## begin DATA TO PROCESS
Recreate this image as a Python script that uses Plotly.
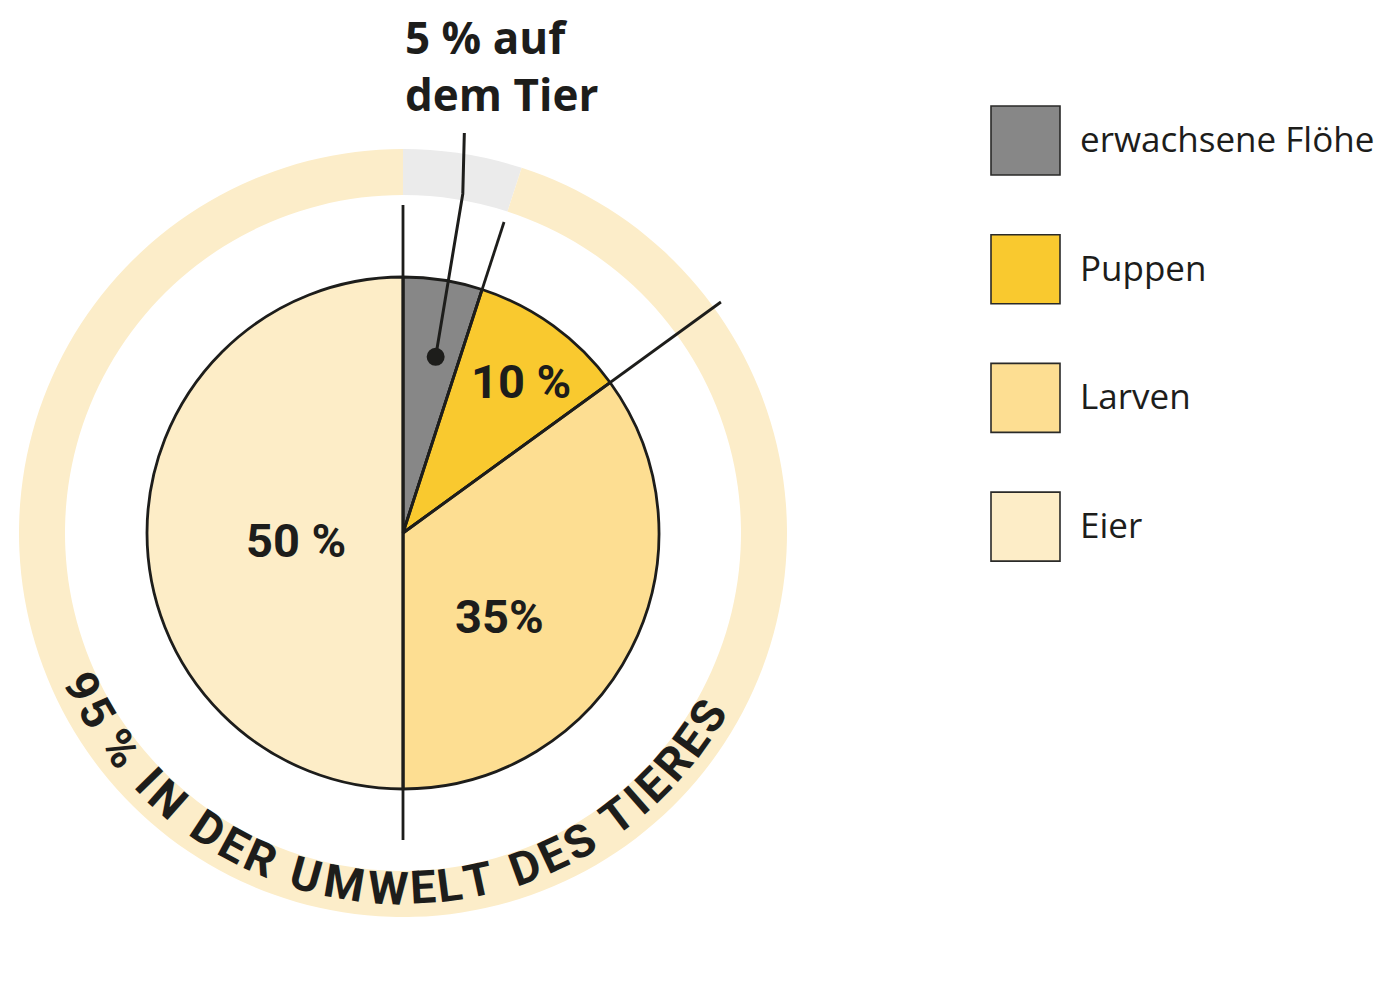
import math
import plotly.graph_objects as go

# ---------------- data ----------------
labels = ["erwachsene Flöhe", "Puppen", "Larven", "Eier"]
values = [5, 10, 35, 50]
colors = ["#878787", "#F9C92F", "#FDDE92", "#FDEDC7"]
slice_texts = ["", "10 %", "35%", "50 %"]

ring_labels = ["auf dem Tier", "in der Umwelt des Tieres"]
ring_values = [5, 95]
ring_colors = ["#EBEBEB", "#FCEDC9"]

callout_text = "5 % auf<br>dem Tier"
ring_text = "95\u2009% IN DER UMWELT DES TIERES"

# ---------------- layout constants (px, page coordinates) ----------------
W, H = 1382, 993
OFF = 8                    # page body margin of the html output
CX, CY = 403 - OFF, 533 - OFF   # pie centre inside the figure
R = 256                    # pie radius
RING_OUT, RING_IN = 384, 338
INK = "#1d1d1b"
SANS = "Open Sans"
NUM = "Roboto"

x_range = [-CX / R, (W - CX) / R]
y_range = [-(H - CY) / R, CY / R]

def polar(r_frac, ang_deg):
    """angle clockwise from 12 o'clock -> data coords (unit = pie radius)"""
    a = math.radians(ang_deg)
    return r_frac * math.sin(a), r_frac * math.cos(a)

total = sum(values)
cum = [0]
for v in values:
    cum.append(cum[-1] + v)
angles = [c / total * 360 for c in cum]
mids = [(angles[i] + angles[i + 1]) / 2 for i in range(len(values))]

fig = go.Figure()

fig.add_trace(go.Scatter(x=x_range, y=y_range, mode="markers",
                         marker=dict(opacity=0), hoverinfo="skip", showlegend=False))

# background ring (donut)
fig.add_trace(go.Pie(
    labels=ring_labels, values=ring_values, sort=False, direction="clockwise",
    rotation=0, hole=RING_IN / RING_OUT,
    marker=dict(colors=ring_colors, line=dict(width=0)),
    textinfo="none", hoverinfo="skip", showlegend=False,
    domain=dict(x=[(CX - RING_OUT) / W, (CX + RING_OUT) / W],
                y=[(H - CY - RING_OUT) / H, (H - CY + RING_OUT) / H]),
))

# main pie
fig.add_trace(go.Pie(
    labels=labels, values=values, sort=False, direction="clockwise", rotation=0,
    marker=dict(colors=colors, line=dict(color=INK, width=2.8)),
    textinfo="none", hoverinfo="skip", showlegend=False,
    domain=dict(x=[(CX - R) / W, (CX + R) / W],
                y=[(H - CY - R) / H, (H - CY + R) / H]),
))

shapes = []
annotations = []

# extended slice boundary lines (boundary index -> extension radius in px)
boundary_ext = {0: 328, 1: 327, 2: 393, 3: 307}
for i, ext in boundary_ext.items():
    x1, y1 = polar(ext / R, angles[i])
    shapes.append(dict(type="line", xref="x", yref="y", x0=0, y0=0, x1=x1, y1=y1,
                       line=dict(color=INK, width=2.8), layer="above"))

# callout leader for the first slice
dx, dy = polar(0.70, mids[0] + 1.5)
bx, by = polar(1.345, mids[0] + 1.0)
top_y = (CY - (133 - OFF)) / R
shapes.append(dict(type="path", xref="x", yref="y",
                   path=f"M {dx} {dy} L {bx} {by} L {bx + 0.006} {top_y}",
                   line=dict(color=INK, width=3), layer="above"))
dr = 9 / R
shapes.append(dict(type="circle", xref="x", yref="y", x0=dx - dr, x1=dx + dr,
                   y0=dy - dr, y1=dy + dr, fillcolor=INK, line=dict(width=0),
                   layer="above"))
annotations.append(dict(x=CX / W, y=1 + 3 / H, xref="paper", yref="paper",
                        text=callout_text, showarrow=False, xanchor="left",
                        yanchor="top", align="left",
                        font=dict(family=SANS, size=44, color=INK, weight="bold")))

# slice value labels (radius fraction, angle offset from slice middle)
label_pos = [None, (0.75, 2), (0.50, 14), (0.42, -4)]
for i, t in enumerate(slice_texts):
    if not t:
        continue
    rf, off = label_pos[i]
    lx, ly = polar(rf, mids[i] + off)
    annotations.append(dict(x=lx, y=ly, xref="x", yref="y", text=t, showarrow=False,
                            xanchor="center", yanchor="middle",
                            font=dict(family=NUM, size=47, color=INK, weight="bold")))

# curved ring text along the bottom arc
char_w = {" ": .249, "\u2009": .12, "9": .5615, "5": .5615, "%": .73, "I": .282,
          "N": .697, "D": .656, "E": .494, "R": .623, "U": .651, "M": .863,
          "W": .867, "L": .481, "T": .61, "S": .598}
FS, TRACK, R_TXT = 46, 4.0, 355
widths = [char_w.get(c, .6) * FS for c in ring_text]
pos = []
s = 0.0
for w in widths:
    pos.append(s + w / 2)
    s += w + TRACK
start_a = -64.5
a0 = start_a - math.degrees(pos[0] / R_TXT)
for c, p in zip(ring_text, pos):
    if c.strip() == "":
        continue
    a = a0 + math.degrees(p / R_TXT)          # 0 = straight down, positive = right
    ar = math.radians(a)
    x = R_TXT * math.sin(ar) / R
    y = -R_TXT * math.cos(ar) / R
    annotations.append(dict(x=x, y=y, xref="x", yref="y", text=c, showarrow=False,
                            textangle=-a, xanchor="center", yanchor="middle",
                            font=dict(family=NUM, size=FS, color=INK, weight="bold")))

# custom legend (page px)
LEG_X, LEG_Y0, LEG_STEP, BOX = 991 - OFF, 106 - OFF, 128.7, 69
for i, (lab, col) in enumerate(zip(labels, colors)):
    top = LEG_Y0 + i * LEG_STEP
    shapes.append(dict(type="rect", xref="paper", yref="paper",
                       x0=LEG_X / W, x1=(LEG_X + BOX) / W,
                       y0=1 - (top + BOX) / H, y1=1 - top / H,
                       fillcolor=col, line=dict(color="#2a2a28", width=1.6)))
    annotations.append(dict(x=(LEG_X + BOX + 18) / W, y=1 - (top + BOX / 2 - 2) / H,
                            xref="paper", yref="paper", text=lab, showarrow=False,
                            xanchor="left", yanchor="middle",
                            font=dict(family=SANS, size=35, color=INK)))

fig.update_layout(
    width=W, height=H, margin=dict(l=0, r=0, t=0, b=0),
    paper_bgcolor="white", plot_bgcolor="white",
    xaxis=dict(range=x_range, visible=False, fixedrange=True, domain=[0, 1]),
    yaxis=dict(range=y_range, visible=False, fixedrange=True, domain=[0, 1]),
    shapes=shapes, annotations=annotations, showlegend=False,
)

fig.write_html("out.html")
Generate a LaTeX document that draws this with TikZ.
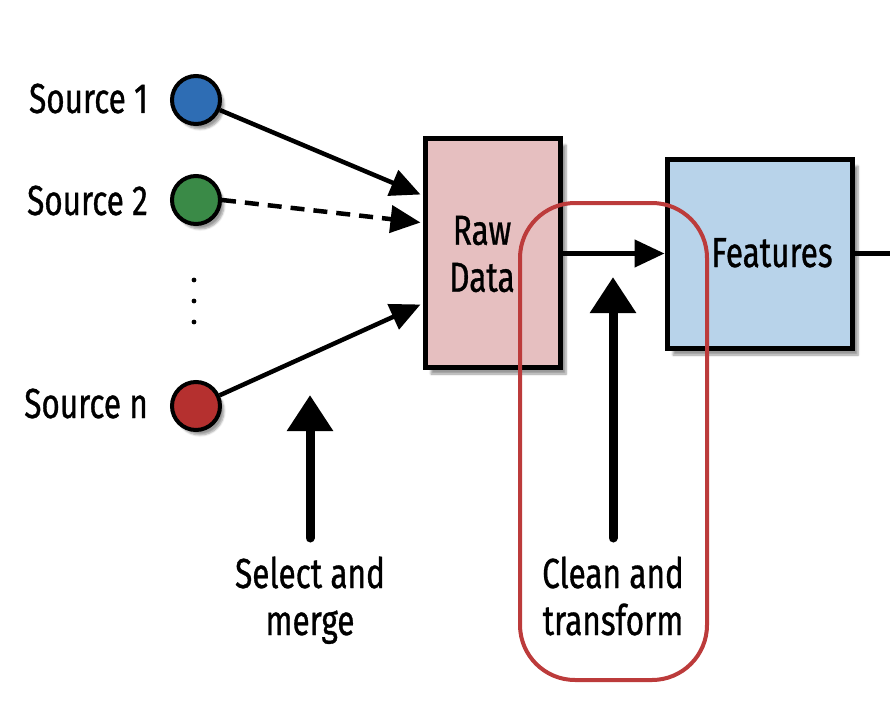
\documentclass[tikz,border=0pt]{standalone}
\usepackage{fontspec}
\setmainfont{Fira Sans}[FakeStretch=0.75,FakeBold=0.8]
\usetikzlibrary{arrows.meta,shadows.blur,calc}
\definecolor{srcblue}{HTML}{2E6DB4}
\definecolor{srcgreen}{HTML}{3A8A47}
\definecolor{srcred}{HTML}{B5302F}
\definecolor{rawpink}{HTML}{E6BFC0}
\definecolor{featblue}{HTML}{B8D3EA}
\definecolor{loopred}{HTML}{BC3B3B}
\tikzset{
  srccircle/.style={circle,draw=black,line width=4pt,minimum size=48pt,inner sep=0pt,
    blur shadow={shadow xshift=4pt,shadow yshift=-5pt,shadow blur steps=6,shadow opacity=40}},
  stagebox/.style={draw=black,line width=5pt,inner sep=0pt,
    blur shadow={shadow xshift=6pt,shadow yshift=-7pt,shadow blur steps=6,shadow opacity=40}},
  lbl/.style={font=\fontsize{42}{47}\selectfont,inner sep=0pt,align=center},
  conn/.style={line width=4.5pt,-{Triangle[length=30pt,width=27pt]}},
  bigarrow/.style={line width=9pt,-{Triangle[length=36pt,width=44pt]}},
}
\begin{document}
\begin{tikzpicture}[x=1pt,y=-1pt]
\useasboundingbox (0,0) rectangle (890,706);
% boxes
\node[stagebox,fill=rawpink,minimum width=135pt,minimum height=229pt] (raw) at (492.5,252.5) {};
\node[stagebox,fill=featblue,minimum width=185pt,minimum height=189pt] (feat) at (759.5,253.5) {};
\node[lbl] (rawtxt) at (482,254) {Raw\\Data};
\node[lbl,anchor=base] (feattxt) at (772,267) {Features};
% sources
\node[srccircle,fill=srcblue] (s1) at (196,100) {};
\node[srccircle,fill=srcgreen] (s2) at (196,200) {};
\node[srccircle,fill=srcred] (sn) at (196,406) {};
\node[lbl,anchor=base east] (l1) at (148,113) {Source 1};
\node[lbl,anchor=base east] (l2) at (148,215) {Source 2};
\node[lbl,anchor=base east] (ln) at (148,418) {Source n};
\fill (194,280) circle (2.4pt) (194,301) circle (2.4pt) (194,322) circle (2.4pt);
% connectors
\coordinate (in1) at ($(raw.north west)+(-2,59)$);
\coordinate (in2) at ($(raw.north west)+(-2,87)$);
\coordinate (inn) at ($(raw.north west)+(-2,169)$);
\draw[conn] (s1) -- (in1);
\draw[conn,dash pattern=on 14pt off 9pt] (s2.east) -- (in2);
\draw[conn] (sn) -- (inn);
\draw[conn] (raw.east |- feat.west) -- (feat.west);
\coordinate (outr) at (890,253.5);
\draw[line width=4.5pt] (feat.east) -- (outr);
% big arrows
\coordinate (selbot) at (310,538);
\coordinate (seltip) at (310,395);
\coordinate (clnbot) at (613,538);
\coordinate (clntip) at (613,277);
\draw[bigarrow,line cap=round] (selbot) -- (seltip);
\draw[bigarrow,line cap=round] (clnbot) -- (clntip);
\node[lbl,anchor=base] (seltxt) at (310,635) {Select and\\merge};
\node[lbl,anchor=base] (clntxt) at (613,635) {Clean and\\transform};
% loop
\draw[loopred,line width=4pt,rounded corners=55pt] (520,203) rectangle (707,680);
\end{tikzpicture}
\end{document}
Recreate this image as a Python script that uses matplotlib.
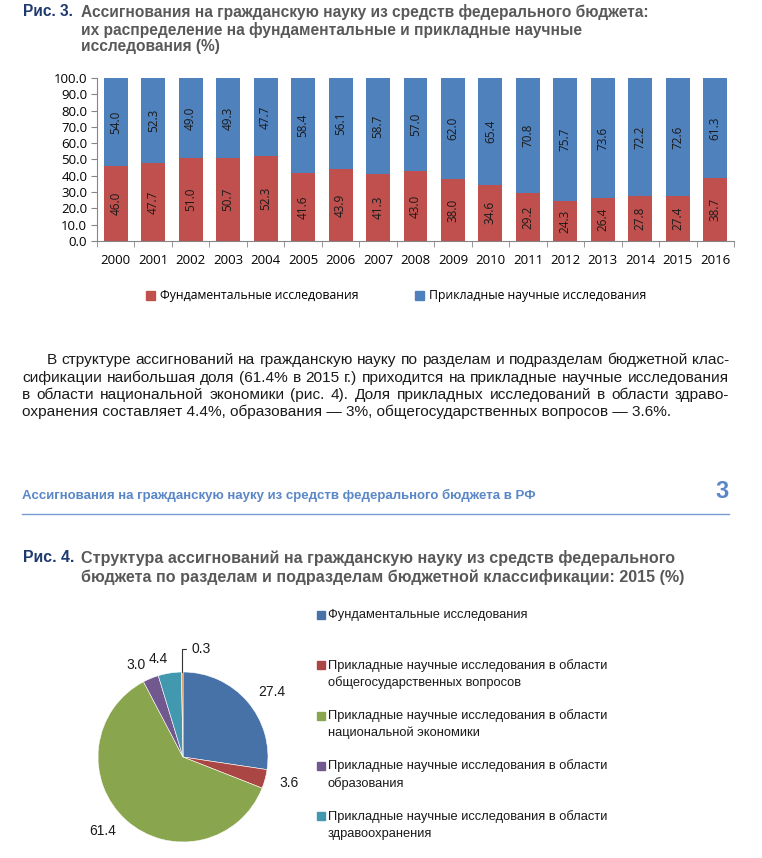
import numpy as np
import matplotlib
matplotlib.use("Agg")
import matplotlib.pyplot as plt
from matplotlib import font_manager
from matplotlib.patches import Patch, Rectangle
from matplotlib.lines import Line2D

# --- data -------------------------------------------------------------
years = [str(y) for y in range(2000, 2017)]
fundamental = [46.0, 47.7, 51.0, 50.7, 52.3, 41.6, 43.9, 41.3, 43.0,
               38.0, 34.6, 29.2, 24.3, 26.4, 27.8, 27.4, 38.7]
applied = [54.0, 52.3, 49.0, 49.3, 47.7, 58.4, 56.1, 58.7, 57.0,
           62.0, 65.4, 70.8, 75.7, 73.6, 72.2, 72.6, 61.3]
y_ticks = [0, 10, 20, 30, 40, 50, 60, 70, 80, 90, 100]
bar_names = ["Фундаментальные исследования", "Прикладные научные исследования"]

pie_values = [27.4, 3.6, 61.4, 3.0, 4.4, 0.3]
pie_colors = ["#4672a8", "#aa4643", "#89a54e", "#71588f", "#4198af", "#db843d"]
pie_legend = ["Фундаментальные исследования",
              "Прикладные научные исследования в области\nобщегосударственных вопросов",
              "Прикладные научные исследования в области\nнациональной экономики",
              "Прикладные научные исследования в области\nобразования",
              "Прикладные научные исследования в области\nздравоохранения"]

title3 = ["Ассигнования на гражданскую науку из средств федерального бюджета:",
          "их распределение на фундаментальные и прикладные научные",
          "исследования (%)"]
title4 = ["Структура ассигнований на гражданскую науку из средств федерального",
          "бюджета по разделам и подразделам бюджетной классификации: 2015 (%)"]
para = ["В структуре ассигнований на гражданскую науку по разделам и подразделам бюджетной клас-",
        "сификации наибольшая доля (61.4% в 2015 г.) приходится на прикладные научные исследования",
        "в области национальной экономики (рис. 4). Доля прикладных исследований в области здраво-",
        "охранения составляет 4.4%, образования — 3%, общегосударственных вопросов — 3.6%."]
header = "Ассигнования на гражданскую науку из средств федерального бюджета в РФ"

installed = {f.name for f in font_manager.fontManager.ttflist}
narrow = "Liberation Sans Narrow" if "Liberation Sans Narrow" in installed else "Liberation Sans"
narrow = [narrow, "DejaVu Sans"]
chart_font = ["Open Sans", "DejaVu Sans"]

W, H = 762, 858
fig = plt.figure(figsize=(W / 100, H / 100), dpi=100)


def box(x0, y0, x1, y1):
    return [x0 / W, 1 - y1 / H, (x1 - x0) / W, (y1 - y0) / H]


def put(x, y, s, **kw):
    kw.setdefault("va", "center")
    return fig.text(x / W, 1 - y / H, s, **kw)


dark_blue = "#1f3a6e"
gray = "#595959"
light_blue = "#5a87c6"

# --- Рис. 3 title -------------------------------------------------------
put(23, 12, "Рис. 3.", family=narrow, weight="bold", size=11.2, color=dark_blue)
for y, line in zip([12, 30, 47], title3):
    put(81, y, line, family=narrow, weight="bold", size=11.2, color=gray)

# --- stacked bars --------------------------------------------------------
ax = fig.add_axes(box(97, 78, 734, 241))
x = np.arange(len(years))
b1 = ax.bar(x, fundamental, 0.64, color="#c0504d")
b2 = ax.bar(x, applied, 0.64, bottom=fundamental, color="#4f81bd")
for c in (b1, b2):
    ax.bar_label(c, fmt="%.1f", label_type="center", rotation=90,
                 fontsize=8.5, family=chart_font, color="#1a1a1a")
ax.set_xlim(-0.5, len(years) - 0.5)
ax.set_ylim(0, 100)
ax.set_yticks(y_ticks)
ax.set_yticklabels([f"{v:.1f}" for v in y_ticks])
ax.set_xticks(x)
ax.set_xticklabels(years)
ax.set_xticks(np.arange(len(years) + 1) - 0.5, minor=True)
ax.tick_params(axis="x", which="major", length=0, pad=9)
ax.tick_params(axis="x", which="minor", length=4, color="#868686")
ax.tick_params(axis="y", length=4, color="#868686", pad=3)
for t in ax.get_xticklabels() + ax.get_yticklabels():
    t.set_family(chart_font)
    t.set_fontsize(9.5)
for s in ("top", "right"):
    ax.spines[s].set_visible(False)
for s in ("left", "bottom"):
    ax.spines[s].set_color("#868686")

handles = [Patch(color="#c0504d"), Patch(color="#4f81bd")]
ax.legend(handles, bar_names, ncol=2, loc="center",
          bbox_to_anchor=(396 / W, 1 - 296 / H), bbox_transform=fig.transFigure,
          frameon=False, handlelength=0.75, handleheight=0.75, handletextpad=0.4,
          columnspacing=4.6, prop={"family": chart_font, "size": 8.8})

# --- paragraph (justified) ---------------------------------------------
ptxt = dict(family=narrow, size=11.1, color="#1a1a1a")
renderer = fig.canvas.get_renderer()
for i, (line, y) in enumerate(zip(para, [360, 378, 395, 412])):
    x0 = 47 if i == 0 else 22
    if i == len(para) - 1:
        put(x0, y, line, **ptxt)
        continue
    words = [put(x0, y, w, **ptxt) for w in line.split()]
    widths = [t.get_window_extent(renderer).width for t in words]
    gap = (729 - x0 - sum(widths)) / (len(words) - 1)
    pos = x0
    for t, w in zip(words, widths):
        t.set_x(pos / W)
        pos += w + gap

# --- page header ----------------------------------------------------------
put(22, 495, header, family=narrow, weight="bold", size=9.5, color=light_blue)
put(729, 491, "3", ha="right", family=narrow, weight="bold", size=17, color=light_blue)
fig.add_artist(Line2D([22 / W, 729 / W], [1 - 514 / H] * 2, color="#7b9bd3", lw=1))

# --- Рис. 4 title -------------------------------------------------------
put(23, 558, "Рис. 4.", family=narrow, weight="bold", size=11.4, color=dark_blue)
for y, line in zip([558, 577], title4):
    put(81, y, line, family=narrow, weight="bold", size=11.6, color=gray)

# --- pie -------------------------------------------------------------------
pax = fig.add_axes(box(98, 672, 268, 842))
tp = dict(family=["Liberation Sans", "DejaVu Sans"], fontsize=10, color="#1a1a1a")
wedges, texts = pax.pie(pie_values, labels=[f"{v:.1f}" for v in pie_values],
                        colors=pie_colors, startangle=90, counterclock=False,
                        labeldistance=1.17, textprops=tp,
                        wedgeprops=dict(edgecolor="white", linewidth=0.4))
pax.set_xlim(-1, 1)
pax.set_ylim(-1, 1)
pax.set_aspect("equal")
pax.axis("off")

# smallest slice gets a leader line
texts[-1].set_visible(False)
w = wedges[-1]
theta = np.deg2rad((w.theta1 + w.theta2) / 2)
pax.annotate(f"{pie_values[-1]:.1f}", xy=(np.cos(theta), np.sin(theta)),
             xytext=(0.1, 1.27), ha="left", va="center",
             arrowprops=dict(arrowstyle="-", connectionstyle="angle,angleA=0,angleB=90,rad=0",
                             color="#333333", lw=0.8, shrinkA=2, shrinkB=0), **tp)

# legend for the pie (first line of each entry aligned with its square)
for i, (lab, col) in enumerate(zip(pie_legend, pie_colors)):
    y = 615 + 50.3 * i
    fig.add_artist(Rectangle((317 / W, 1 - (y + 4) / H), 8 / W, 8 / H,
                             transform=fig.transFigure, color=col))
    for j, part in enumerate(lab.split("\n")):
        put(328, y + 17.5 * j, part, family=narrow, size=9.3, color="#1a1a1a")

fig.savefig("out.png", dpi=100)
## end DATA TO PROCESS
= AIM =
Using the entries above, reproduce word for word only the lines from the one that contains "Recreate this image as a Python script that uses matplotlib." to the one that contains "from matplotlib.lines import Line2D", both ends included, and drop every picture.

= EXPECTED ANSWER =
Recreate this image as a Python script that uses matplotlib.
import numpy as np
import matplotlib
matplotlib.use("Agg")
import matplotlib.pyplot as plt
from matplotlib import font_manager
from matplotlib.patches import Patch, Rectangle
from matplotlib.lines import Line2D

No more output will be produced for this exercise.